I feel like there is something wrong with me because I just don't care how many more blades of grass one camera can capture over another. Probably because as a component of an image, resolution generaly makes sweet fa difference wether the picture is any good or not and it doesn't earn me any more throwing more money at something that gets laughably called an upgrade.
Only people that spend stupid amounts on gear will ever bother to look for the difference and call it good or bad.
People will see what they want to see, whatever you see some smart arse will take you you are not looking at it properly.
If I were shooting just for pleasure I think even 40mp would be fine, but others may consider the use of an 80mp back on a tech cam pleasure and a 40mp speed shooter as work. There's nothing wrong with you not seeing value in high resolution sensors, but that doesn't mean that they don't have value for those that need them for technical reasons, like being able to print images meters wide without stitching, having to stitch less or cropping heavily.
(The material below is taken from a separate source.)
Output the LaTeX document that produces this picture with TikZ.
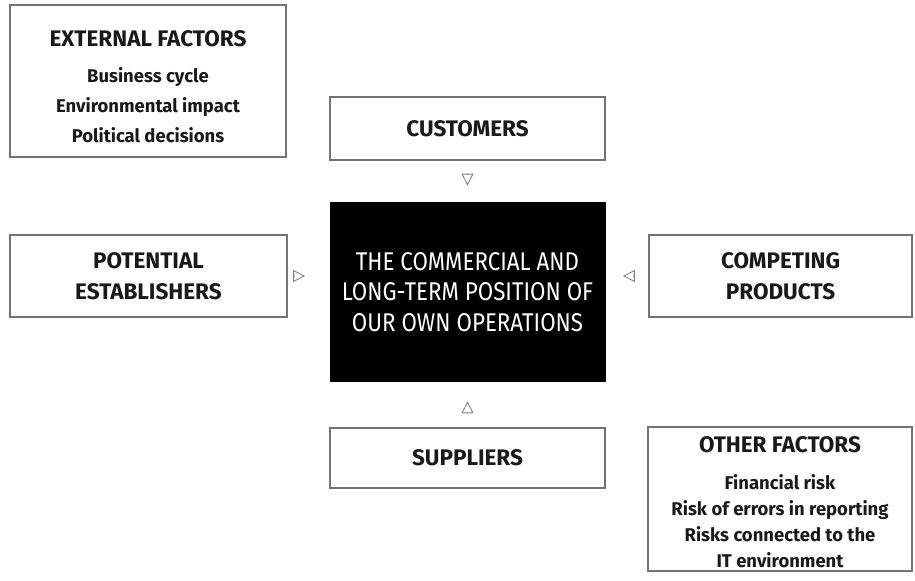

You should also never judge pixel count, at 51mp the 645Z is of middle-of-the-road in medium format resolution, but has superior ISO and DR to just about every stills camera as of today, even the 12mp A7S, despite having 2.5x the pixel density. It's not like you
have to use all those pixels, as over-sampling has it's various advantages too, like compensating for the fact that color sensors still only capture 1/2 their resolution in green and 1/4 in blue and red, and also reducing the possibility of moire and other artifacts. Even at the same sensor size, a 50mp image sampled down to 22mp will be better every time than a native 22mp capture, assuming normalized performance isn't hampered, which judging by these early results shows that it hasn't - at least compared to other Canon cameras.
That cameras are sporting resolutions 2-3x the amount they would normally have 5-8 years ago while performing as good or better is a clear indicator that you just shouldn't look too much into paper specs, which with recent technological advancements is becoming less and less of an indicator of how the sensor really performs.